If home sales are one of the last signs to rise following an economic downturn, we may be on the road to recovery.
Closed home sales in the central region of Minnesota rose 27.9 percent year-over-year in October, according to the Minnesota Association of Realtors’ monthly housing report. That was higher than the 23.6 percent increase statewide and trailed only the seven-county metro region (34.3 percent) among areas with the greatest improvement.
“I don’t know if our (market) went up as high as the metro during the peak times, so we may not have as far to go to make progress,” said Bob Faundeen, president of the St. Cloud Area Association of Realtors. “Last year, there was a tax break that impacted home sales for the first six months. We’re not approaching that activity, but we’ve been steady through most of the year.”Through September, the most recent data available from SCAAR, closed sales were up 60.3 percent year-over-year. Pending sales were up 20.3 percent, the median sales price rose 1.8 percent, new listings declined 5.3 percent, and the inventory of homes for sale dropped 19.3 percent. In fact, the inventory fell below 900 properties for the first time since 2004.Statewide, homebuyers have closed on more homes through October than in all of 2010.

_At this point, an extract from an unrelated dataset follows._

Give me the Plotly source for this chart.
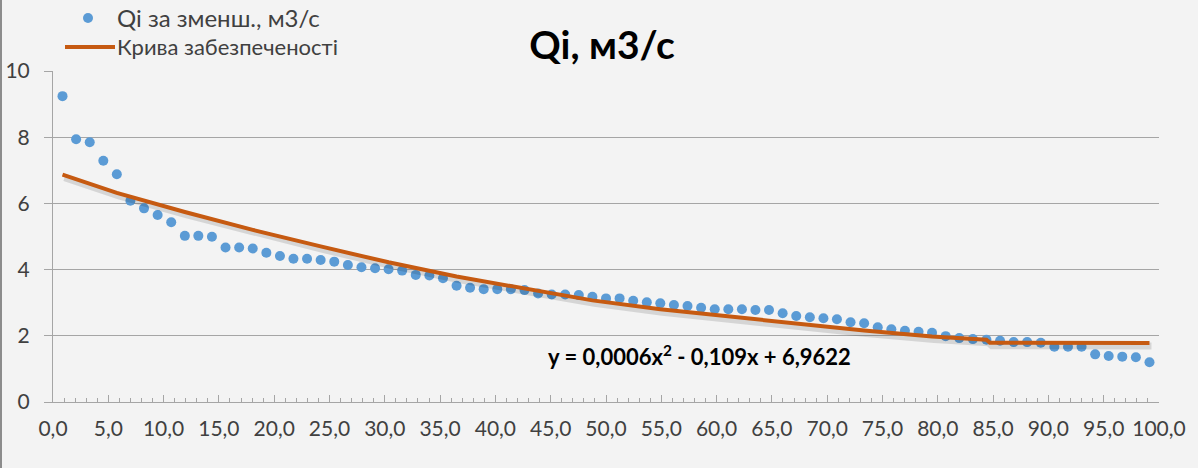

“What we’re experiencing is an increase in confidence about owning a home in Minnesota,” Minnesota Association of Realtors President June Wiener said in a statement. “Consumers are seeing lower unemployment, low interest rates and a variety of affordable homes on the market as reasons to buy now.”

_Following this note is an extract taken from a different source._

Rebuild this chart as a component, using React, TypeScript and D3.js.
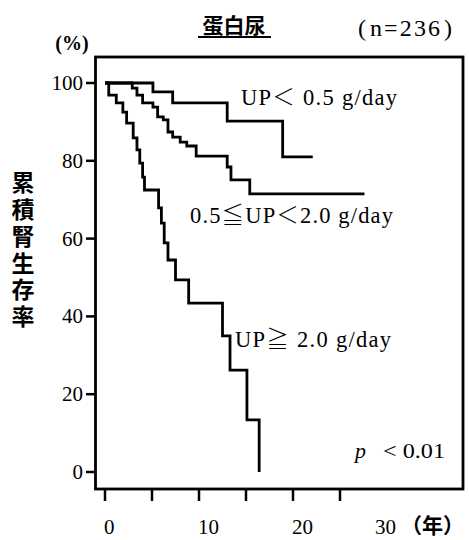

It’s coming at a cost, however. The statewide median sales price was down 6.7 percent compared with last year. The October median sales price was $140,000. Statewide in October, houses were on the market an average of 120 days. Inventory also has decreased, with new listings down 10.3 percent compared with October 2010.

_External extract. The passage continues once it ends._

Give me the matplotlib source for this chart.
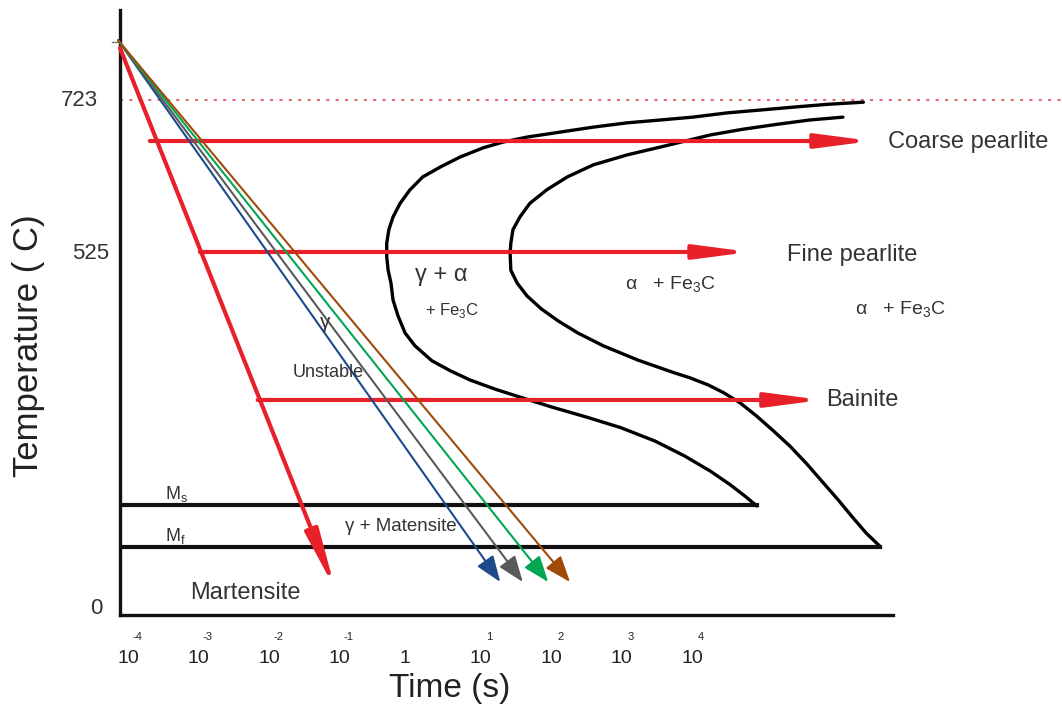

Faundeen says a home’s value in the real estate market should not be confused with lower tax valuations sent out recently by area counties. He said area agents have fielded numerous calls expressing concern at how these valuations have dropped, and yet some property owners’ taxes have risen. The Legislature recently repealed the homestead market value credit and replaced it with a homestead market value exclusion.
Tax increases still might occur for several reasons. State money is no longer reducing total taxes. The reduction in taxable value increases tax rates and shifts the burden to those with higher property values.